RetryableCheckerは「どんなときにリトライするか」という判断ロジックを定義する関数になります。

// T: Input type for API Request.
// U: Output type for API Response.
// V: Options type for API Request.
type RetryInput[T, U, V any] struct {
    Ctx              context.Context
    SleepTimeSec     int
    TargetResource   *string
    Input            *T
    ApiOptions       []func(*V)
    ApiCaller        func(ctx context.Context, input *T, optFns ...func(*V)) (*U, error)
    RetryableChecker func(error) bool
}

// T: Input type for API Request.
// U: Output type for API Response.
// V: Options type for API Request.
func Retry[T, U, V any](
    in *RetryInput[T, U, V],
) (*U, error) {
    retryCount := 0

    for {
        output, err := in.ApiCaller(in.Ctx, in.Input, in.ApiOptions...)
        if err == nil {
            return output, nil
        }

        if in.RetryableChecker(err) {
            retryCount++
            if err := waitForRetry(in.Ctx, retryCount, in.SleepTimeSec, in.TargetResource, err); err != nil {
                return nil, err
            }
            continue
        }
        return nil, err
    }
}

waitForRetry関数ですが、最大試行回数MaxRetryCountを超えた時にオリジナルなエラーメッセージを出力するerrorを返す処理になります。

また引数で渡しているcontextを使用して、リトライが行われるたびにcontextがキャンセル(Done)されていないか(他の処理で何らかのエラーが発生してプログラムを異常終了すべき状態になっていないか)をチェックし、キャンセルされている場合は次のリトライのためのsleepを実行せずにctx.Err()を返して終了するような仕組みを取り入れています。

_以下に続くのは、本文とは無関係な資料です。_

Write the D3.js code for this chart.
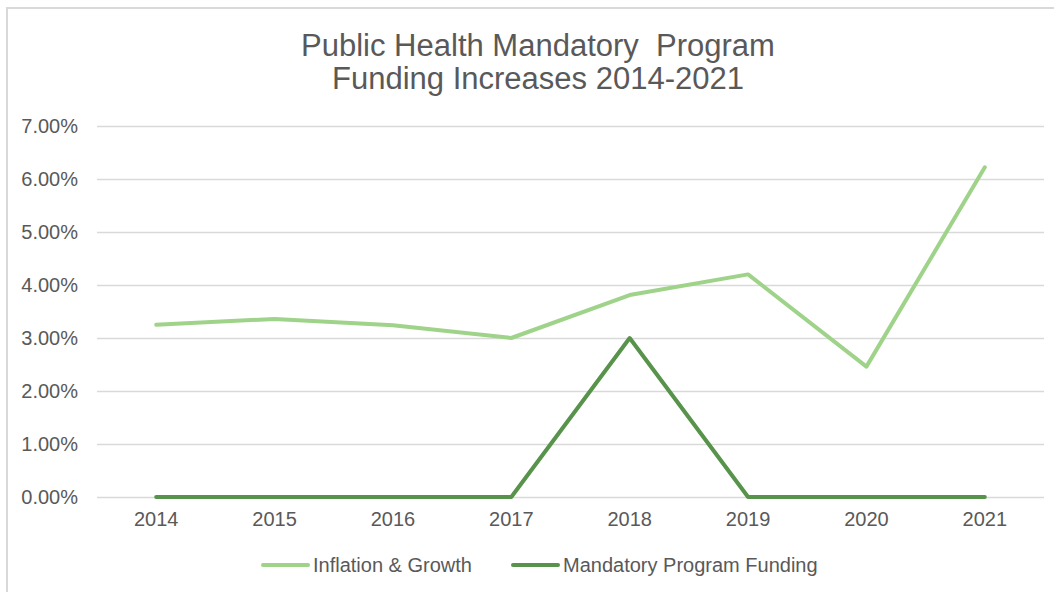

func waitForRetry(ctx context.Context, retryCount int, sleepTimeSec int, targetResource *string, err error) error {
    if retryCount > MaxRetryCount {
        errorDetail := err.Error() + "\nRetryCount(" + strconv.Itoa(MaxRetryCount) + ") over, but failed to delete. "
        return fmt.Errorf("RetryCountOverError: %v, %v", *targetResource, errorDetail)
    }

    select {
    case <-ctx.Done():
        return ctx.Err()
    case <-time.After(getRandomSleepTime(sleepTimeSec)):
    }
    return nil
}

そして上記waitForRetry関数で登場するgetRandomSleepTimeで、リトライの際のスリープ時間を調整するロジックを書いています。

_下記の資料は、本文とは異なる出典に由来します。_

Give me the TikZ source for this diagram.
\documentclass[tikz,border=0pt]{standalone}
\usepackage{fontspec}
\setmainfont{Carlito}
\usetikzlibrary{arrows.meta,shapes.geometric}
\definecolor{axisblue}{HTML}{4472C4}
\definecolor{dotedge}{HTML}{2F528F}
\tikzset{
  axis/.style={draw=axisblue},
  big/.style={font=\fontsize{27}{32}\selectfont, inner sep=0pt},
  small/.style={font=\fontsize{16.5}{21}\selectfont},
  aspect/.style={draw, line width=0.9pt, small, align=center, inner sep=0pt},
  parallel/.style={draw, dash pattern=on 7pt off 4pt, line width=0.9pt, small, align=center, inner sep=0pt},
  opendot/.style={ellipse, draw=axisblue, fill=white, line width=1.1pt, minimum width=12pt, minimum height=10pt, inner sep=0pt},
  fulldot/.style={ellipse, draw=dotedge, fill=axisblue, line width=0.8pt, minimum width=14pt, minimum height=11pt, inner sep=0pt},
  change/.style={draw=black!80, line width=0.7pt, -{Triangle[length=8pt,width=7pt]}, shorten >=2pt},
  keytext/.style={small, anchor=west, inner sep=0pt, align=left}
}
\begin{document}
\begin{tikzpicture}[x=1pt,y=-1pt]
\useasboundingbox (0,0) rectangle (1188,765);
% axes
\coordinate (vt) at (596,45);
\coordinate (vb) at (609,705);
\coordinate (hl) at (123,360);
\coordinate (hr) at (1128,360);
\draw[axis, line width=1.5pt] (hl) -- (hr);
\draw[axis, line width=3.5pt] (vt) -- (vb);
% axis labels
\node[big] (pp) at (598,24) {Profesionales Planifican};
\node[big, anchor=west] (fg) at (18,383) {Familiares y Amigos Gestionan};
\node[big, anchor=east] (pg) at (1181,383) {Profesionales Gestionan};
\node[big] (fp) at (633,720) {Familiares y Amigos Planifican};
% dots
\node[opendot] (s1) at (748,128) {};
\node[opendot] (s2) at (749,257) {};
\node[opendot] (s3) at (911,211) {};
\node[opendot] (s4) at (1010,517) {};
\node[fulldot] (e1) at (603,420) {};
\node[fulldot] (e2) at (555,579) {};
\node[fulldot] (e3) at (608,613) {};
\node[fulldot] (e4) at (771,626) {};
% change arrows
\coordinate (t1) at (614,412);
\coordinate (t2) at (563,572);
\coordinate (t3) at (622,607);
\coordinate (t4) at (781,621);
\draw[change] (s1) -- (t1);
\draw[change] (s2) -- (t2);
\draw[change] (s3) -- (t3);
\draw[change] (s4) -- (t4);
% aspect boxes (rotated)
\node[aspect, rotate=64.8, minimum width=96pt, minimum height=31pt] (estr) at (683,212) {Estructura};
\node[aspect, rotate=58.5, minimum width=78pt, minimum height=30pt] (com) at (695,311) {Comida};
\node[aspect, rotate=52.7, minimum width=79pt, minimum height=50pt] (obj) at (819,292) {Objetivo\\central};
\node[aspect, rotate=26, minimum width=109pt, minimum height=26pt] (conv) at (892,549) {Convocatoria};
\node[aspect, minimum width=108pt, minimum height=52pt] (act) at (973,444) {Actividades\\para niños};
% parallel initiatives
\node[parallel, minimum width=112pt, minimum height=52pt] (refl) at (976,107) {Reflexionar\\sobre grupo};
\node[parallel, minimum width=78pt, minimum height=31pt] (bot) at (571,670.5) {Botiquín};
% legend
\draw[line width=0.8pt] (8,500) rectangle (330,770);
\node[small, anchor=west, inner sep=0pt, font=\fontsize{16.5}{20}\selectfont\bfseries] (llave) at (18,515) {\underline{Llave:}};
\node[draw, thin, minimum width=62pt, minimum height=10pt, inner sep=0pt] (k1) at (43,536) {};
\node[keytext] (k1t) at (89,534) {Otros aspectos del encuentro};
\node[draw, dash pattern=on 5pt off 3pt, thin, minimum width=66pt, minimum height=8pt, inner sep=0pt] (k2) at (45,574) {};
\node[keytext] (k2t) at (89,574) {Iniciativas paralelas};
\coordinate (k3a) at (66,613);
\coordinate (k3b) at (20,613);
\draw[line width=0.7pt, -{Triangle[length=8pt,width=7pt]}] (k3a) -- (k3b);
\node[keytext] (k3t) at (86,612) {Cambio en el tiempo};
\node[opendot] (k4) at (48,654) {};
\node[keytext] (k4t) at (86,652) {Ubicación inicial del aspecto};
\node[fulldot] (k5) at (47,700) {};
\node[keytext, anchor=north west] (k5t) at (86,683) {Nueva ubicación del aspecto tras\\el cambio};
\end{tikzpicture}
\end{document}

ここでは、指定した上限時間(sleepTimeSec)の範囲の中でランダムに待機(Jitter)する処理を書いています。

func getRandomSleepTime(sleepTimeSec int) time.Duration {
    rand.Seed(time.Now().UnixNano())
    waitTime := 1
    if sleepTimeSec > 1 {
        waitTime += rand.Intn(sleepTimeSec)
    }
    return time.Duration(waitTime) * time.Second
}

そして、このRetry関数を呼び出す側の実装例になります。

実装例(呼び出し元)(iam.go)

   input := &iam.DeleteRoleInput{
        RoleName: roleName,
    }

    retryable := func(err error) bool {
        return strings.Contains(err.Error(), "api error Throttling: Rate exceeded")
    }

    _, err := retryer.Retry(
        &retryer.RetryInput[iam.DeleteRoleInput, iam.DeleteRoleOutput, iam.Options]{
            Ctx:              ctx,
            SleepTimeSec:     SleepTimeSec,
            TargetResource:   roleName,
            Input:            input,
            ApiCaller:        i.client.DeleteRole,
            RetryableChecker: retryable,
        },
    )

この手法ではジェネリクスを使うことで、自作関数ながらもinputやoutput、optionsの型を合わせて汎用的に型の関係性を保証してリトライ処理を実装できるような点が特徴です。

ただし、特に理由が無ければせっかく公式で用意されているOptions.Retryerの方を用いた方が良いかなとも思います。